_Task description_:
Below are records to repeat exactly. Omit the pictures from the copy.

_Extracted data_:
● ● ●

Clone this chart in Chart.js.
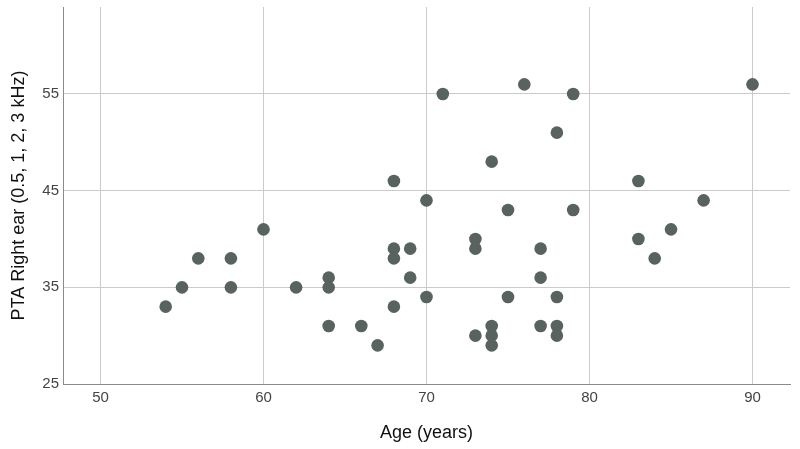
<!DOCTYPE html>
<html><head><meta charset="utf-8">
<script src="https://cdn.jsdelivr.net/npm/chart.js@4"></script>
<style>html,body{margin:0;padding:0;background:#fff;}canvas{display:block;}</style>
</head><body>
<canvas id="c" width="800" height="449"></canvas>
<script>
const ages = [54,55,56,58,58,60,62,64,64,64,66,67,68,68,68,68,69,69,70,70,71,73,73,73,74,74,74,74,75,75,76,77,77,77,78,78,78,78,79,79,83,83,84,85,87,90];
const pta  = [33,35,38,38,35,41,35,36,35,31,31,29,46,39,38,33,39,36,44,34,55,40,39,30,48,31,30,29,43,34,56,39,36,31,51,34,31,30,55,43,46,40,38,41,44,56];
const xTicks = [50,60,70,80,90];
const yTicks = [25,35,45,55];
const xTitle = 'Age (years)';
const yTitle = 'PTA Right ear (0.5, 1, 2, 3 kHz)';

const points = ages.map((a,i)=>({x:a,y:pta[i]}));
const fam = '"Liberation Sans", Arial, sans-serif';
const tickFont = {family:fam, size:15};
const titleFont = {family:fam, size:18};
new Chart(document.getElementById('c'), {
  type:'scatter',
  data:{datasets:[{data:points, backgroundColor:'#58625f', borderColor:'#58625f', pointRadius:6.3, pointHoverRadius:6.3, borderWidth:0}]},
  options:{
    responsive:false, animation:false,
    layout:{padding:{top:7,right:10,left:0,bottom:0}},
    plugins:{legend:{display:false}, tooltip:{enabled:false}},
    scales:{
      x:{type:'linear', min:47.7, max:92.3,
        afterBuildTicks:(s)=>{s.ticks = xTicks.map(v=>({value:v}));},
        afterFit:(s)=>{s.height = 65; s.paddingLeft = 0; s.paddingRight = 0;},
        grid:{color:'#cbcbcb', lineWidth:1, drawTicks:false},
        border:{color:'#8a8a8a', width:1},
        ticks:{color:'#444', font:tickFont, padding:5, maxRotation:0},
        title:{display:true, text:xTitle, color:'#111', font:titleFont, padding:{top:0,bottom:5}}
      },
      y:{type:'linear', min:25, max:64,
        afterBuildTicks:(s)=>{s.ticks = yTicks.map(v=>({value:v}));},
        afterFit:(s)=>{s.width = 63; s.paddingTop = 0; s.paddingBottom = 0;},
        grid:{color:'#cbcbcb', lineWidth:1, drawTicks:false},
        border:{color:'#8a8a8a', width:1},
        ticks:{color:'#444', font:tickFont, padding:4},
        title:{display:true, text:yTitle, color:'#111', font:titleFont, padding:{top:8,bottom:0}}
      }
    }
  }
});
</script>
</body></html>
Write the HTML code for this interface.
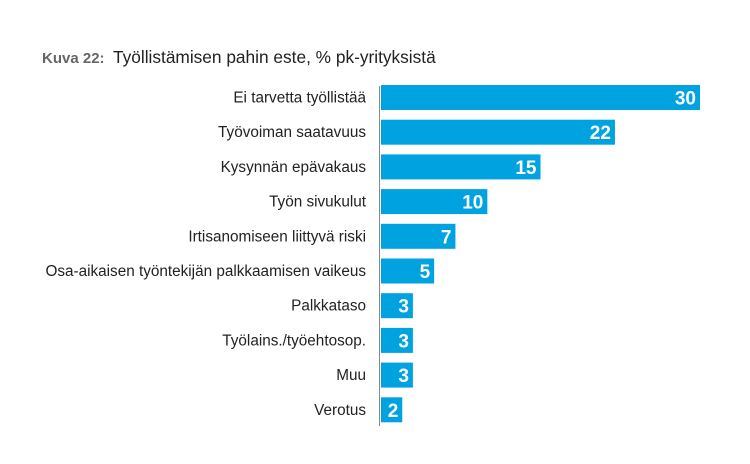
<!DOCTYPE html>
<html><head><meta charset="utf-8"><style>
body{margin:0;background:#fff;width:750px;height:459px;overflow:hidden;font-family:"Liberation Sans",sans-serif}
</style></head><body>
<svg width="750" height="459" id="c">
<text x="42" y="63" font-size="15" font-weight="bold" fill="#666">Kuva 22:</text>
<text x="113" y="63" font-size="17.3" fill="#222">Työllistämisen pahin este, % pk-yrityksistä</text>
<line x1="379.5" y1="86" x2="379.5" y2="426" stroke="#888" stroke-width="1"/>
</svg>
<script>
const categories=["Ei tarvetta työllistää","Työvoiman saatavuus","Kysynnän epävakaus","Työn sivukulut","Irtisanomiseen liittyvä riski","Osa-aikaisen työntekijän palkkaamisen vaikeus","Palkkataso","Työlains./työehtosop.","Muu","Verotus"];
const values=[30,22,15,10,7,5,3,3,3,2];
const svg=document.getElementById('c');
const NS='http://www.w3.org/2000/svg';
const x0=381,scale=(700-381)/30,y0=85,step=34.7,bh=25;
const xs=v=>v*scale, ys=i=>y0+i*step;
categories.forEach((c,i)=>{
  const y=ys(i);
  const r=document.createElementNS(NS,'rect');
  r.setAttribute('x',x0);r.setAttribute('y',y);r.setAttribute('width',xs(values[i]));r.setAttribute('height',bh);r.setAttribute('fill','#00a3e0');
  
  
  svg.appendChild(r);
  const t=document.createElementNS(NS,'text');
  t.setAttribute('x',366);t.setAttribute('y',y+bh/2+5);t.setAttribute('text-anchor','end');t.setAttribute('font-size','15.3');t.setAttribute('fill','#222');
  t.textContent=c;
  
  
  svg.appendChild(t);
  const v=document.createElementNS(NS,'text');
  v.setAttribute('x',x0+xs(values[i])-4);v.setAttribute('y',y+bh/2+7);v.setAttribute('text-anchor','end');v.setAttribute('font-size','19');v.setAttribute('font-weight','bold');v.setAttribute('fill','#fff');
  v.textContent=values[i];
  
  
  svg.appendChild(v);
});
</script>
</body></html>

● ● ●

_Solved exercise_:
Clone this chart in Chart.js.
<!DOCTYPE html>
<html><head><meta charset="utf-8">
<script src="https://cdn.jsdelivr.net/npm/chart.js@4"></script>
<style>html,body{margin:0;padding:0;background:#fff;}canvas{display:block;}</style>
</head><body>
<canvas id="c" width="800" height="449"></canvas>
<script>
const ages = [54,55,56,58,58,60,62,64,64,64,66,67,68,68,68,68,69,69,70,70,71,73,73,73,74,74,74,74,75,75,76,77,77,77,78,78,78,78,79,79,83,83,84,85,87,90];
const pta  = [33,35,38,38,35,41,35,36,35,31,31,29,46,39,38,33,39,36,44,34,55,40,39,30,48,31,30,29,43,34,56,39,36,31,51,34,31,30,55,43,46,40,38,41,44,56];
const xTicks = [50,60,70,80,90];
const yTicks = [25,35,45,55];
const xTitle = 'Age (years)';
const yTitle = 'PTA Right ear (0.5, 1, 2, 3 kHz)';

const points = ages.map((a,i)=>({x:a,y:pta[i]}));
const fam = '"Liberation Sans", Arial, sans-serif';
const tickFont = {family:fam, size:15};
const titleFont = {family:fam, size:18};
new Chart(document.getElementById('c'), {
  type:'scatter',
  data:{datasets:[{data:points, backgroundColor:'#58625f', borderColor:'#58625f', pointRadius:6.3, pointHoverRadius:6.3, borderWidth:0}]},
  options:{
    responsive:false, animation:false,
    layout:{padding:{top:7,right:10,left:0,bottom:0}},
    plugins:{legend:{display:false}, tooltip:{enabled:false}},
    scales:{
      x:{type:'linear', min:47.7, max:92.3,
        afterBuildTicks:(s)=>{s.ticks = xTicks.map(v=>({value:v}));},
        afterFit:(s)=>{s.height = 65; s.paddingLeft = 0; s.paddingRight = 0;},
        grid:{color:'#cbcbcb', lineWidth:1, drawTicks:false},
        border:{color:'#8a8a8a', width:1},
        ticks:{color:'#444', font:tickFont, padding:5, maxRotation:0},
        title:{display:true, text:xTitle, color:'#111', font:titleFont, padding:{top:0,bottom:5}}
      },
      y:{type:'linear', min:25, max:64,
        afterBuildTicks:(s)=>{s.ticks = yTicks.map(v=>({value:v}));},
        afterFit:(s)=>{s.width = 63; s.paddingTop = 0; s.paddingBottom = 0;},
        grid:{color:'#cbcbcb', lineWidth:1, drawTicks:false},
        border:{color:'#8a8a8a', width:1},
        ticks:{color:'#444', font:tickFont, padding:4},
        title:{display:true, text:yTitle, color:'#111', font:titleFont, padding:{top:8,bottom:0}}
      }
    }
  }
});
</script>
</body></html>
Write the HTML code for this interface.
<!DOCTYPE html>
<html><head><meta charset="utf-8"><style>
body{margin:0;background:#fff;width:750px;height:459px;overflow:hidden;font-family:"Liberation Sans",sans-serif}
</style></head><body>
<svg width="750" height="459" id="c">
<text x="42" y="63" font-size="15" font-weight="bold" fill="#666">Kuva 22:</text>
<text x="113" y="63" font-size="17.3" fill="#222">Työllistämisen pahin este, % pk-yrityksistä</text>
<line x1="379.5" y1="86" x2="379.5" y2="426" stroke="#888" stroke-width="1"/>
</svg>
<script>
const categories=["Ei tarvetta työllistää","Työvoiman saatavuus","Kysynnän epävakaus","Työn sivukulut","Irtisanomiseen liittyvä riski","Osa-aikaisen työntekijän palkkaamisen vaikeus","Palkkataso","Työlains./työehtosop.","Muu","Verotus"];
const values=[30,22,15,10,7,5,3,3,3,2];
const svg=document.getElementById('c');
const NS='http://www.w3.org/2000/svg';
const x0=381,scale=(700-381)/30,y0=85,step=34.7,bh=25;
const xs=v=>v*scale, ys=i=>y0+i*step;
categories.forEach((c,i)=>{
  const y=ys(i);
  const r=document.createElementNS(NS,'rect');
  r.setAttribute('x',x0);r.setAttribute('y',y);r.setAttribute('width',xs(values[i]));r.setAttribute('height',bh);r.setAttribute('fill','#00a3e0');
  
  
  svg.appendChild(r);
  const t=document.createElementNS(NS,'text');
  t.setAttribute('x',366);t.setAttribute('y',y+bh/2+5);t.setAttribute('text-anchor','end');t.setAttribute('font-size','15.3');t.setAttribute('fill','#222');
  t.textContent=c;
  
  
  svg.appendChild(t);
  const v=document.createElementNS(NS,'text');
  v.setAttribute('x',x0+xs(values[i])-4);v.setAttribute('y',y+bh/2+7);v.setAttribute('text-anchor','end');v.setAttribute('font-size','19');v.setAttribute('font-weight','bold');v.setAttribute('fill','#fff');
  v.textContent=values[i];
  
  
  svg.appendChild(v);
});
</script>
</body></html>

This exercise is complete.